Using SQL, how can I create a new session if the user has been inactive for 5 minutes?
userid timestamp session
1 10:15 1_10:15
1 10:16 1_10:15
1 10:17 1_10:15
1 10:23 1_10:23
2 10:18 2_10:18
2 10:18 2_10:18
2 10:19 2_10:18
2 10:30 2_10:30
I have tried using lead and taking the difference between current and lead, but it is not giving the correct result.

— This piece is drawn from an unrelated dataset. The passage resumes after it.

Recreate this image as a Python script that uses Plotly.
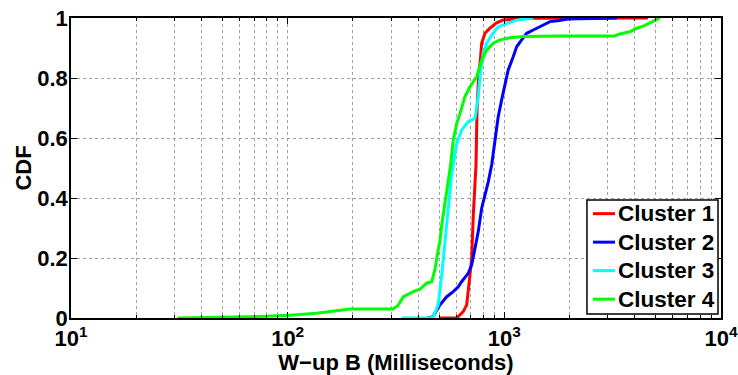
import plotly.graph_objects as go

# Wake-up time samples (ms) and their empirical CDF, per cluster
c1_ms = [499, 603, 646, 670, 694, 707, 719, 732, 740, 748, 760, 775, 786, 814, 858, 921, 985, 1313, 4600]
c1_cdf = [0, 0, 0.021, 0.043, 0.143, 0.2, 0.343, 0.454, 0.51, 0.69, 0.8, 0.86, 0.916, 0.949, 0.966, 0.984, 0.993, 0.999, 1.0]

c2_ms = [444, 468, 504, 542, 581, 613, 635, 681, 707, 732, 758, 786, 814, 843, 874, 905, 937, 972,
         1006, 1042, 1099, 1140, 1202, 1268, 1360, 1460, 1540, 1624, 1768, 1966, 3308]
c2_cdf = [0, 0.004, 0.043, 0.071, 0.088, 0.104, 0.121, 0.149, 0.177, 0.232, 0.288, 0.366, 0.41, 0.454,
          0.51, 0.593, 0.671, 0.727, 0.782, 0.827, 0.871, 0.904, 0.927, 0.949, 0.96, 0.971, 0.977,
          0.988, 0.991, 0.997, 1.0]

c3_ms = [336, 454, 470, 495, 514, 532, 551, 571, 581, 603, 635, 681, 732, 758, 772, 799, 829, 874,
         937, 1025, 1140, 1360]
c3_cdf = [0, 0, 0.004, 0.043, 0.143, 0.254, 0.366, 0.477, 0.51, 0.582, 0.627, 0.654, 0.666, 0.738,
          0.804, 0.882, 0.916, 0.943, 0.971, 0.982, 0.993, 1.0]

c4_ms = [31.1, 67, 102.5, 136, 168, 194, 307, 324, 342, 380, 408, 438, 462, 478, 495, 504, 514, 532,
         551, 565, 581, 603, 624, 658, 694, 745, 786, 829, 889, 954, 1061, 1223, 1806, 3239, 3416,
         3798, 4078, 4375, 4697, 4955, 5224]
c4_cdf = [0, 0.004, 0.009, 0.016, 0.024, 0.03, 0.03, 0.043, 0.071, 0.088, 0.096, 0.116, 0.121, 0.16,
          0.227, 0.254, 0.31, 0.388, 0.466, 0.51, 0.593, 0.649, 0.682, 0.738, 0.771, 0.804, 0.86,
          0.893, 0.916, 0.927, 0.934, 0.938, 0.94, 0.94, 0.947, 0.954, 0.966, 0.973, 0.984, 0.991, 1.0]

series = [
    ("Cluster 1", c1_ms, c1_cdf, "#FF0000"),
    ("Cluster 2", c2_ms, c2_cdf, "#0000FF"),
    ("Cluster 3", c3_ms, c3_cdf, "#00FFFF"),
    ("Cluster 4", c4_ms, c4_cdf, "#00FF00"),
]

x_major = [10, 100, 1000, 10000]
x_major_text = ["10<sup>1</sup>", "10<sup>2</sup>", "10<sup>3</sup>", "10<sup>4</sup>"]
x_minor = [m * d for d in (10, 100, 1000) for m in range(2, 10)]
y_ticks = [0, 0.2, 0.4, 0.6, 0.8, 1]
y_text = ["0", "0.2", "0.4", "0.6", "0.8", "1"]

FONT = "Liberation Sans, Arial, Helvetica, sans-serif"
fs = 22
bold = dict(family=FONT, size=fs, color="black", weight="bold")
leg_font = dict(family=FONT, size=22.5, color="black", weight="bold")

fig = go.Figure()
for name, xs, ys, col in series:
    fig.add_trace(go.Scatter(x=xs, y=ys, mode="lines", name=name,
                             line=dict(color=col, width=3), showlegend=False))

# Boxed legend in the lower-right corner of the axes (paper coordinates)
leg_x0, leg_x1, leg_y0, leg_y1 = 0.7938, 0.9954, 0.0133, 0.3933
row_step = (leg_y1 - leg_y0) / 4
shapes = [dict(type="rect", xref="paper", yref="paper", x0=leg_x0, x1=leg_x1,
               y0=leg_y0, y1=leg_y1, line=dict(color="black", width=1.5),
               fillcolor="white", layer="above")]
annotations = []
for i, (name, _, _, col) in enumerate(series):
    yc = leg_y1 - row_step * (i + 0.5) + 0.002
    shapes.append(dict(type="line", xref="paper", yref="paper",
                       x0=leg_x0 + 0.0093, x1=leg_x0 + 0.0431, y0=yc, y1=yc,
                       line=dict(color=col, width=3), layer="above"))
    annotations.append(dict(xref="paper", yref="paper", x=leg_x0 + 0.0440, y=yc,
                            xanchor="left", yanchor="middle", text=name,
                            showarrow=False, font=leg_font))

grid = dict(gridcolor="#a0a0a0", griddash="dot", gridwidth=1)

fig.update_layout(
    width=738, height=375,
    margin=dict(l=71, r=17, t=18, b=57),
    paper_bgcolor="white", plot_bgcolor="white",
    font=dict(family=FONT, size=fs, color="black"),
    showlegend=False,
    shapes=shapes,
    annotations=annotations,
    xaxis=dict(
        type="log", range=[1, 4], automargin=False,
        tickmode="array", tickvals=x_major, ticktext=x_major_text,
        tickfont=bold,
        ticks="inside", ticklen=6, tickcolor="black", tickwidth=1,
        showline=True, linecolor="black", linewidth=1.5, mirror="ticks",
        showgrid=True, **grid,
        zeroline=False,
        minor=dict(tickmode="array", tickvals=x_minor, ticks="inside", ticklen=3,
                   tickcolor="black", showgrid=True, **grid),
        title=dict(text="W\u2212up B (Milliseconds)", standoff=2, font=bold),
    ),
    yaxis=dict(
        range=[0, 1], automargin=False,
        tickmode="array", tickvals=y_ticks, ticktext=y_text,
        tickfont=bold, ticklabelstandoff=-3,
        ticks="inside", ticklen=6, tickcolor="black", tickwidth=1,
        showline=True, linecolor="black", linewidth=1.5, mirror="ticks",
        showgrid=True, **grid,
        zeroline=False,
        title=dict(text="CDF", standoff=0, font=bold),
    ),
)

fig.write_html("out.html")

e.g. lead(timestamp,1) over(partition by userid order by timestamp asc) as leadTime,
can someone plz help.
CodePudding user response:
You may use LAG
function to define a flag=1 where current row time is greater than the previous row time by more than 5 minutes, then use a cumulative sum window function (on that flag) to create unique groups for the consecutive rows that have time difference less than 5 minutes.
with get_groups as
(
select userid, timestamp, SUM(flag) over (partition by userid order by timestamp) grp
from
(
select *,
case
when unix_timestamp(timestamp) - unix_timestamp(lag(timestamp) over (partition by userid order by timestamp)) >300
then 1 else 0
end as flag
from table_name
) T
)
select userid, timestamp,
CONCAT(userid, '_', MIN(timestamp) over (partition by userid, grp)) as session
from get_groups
See a demo on MySQL. I'm not sure if this is a valid Hive syntax, but you may consider the idea of this solution.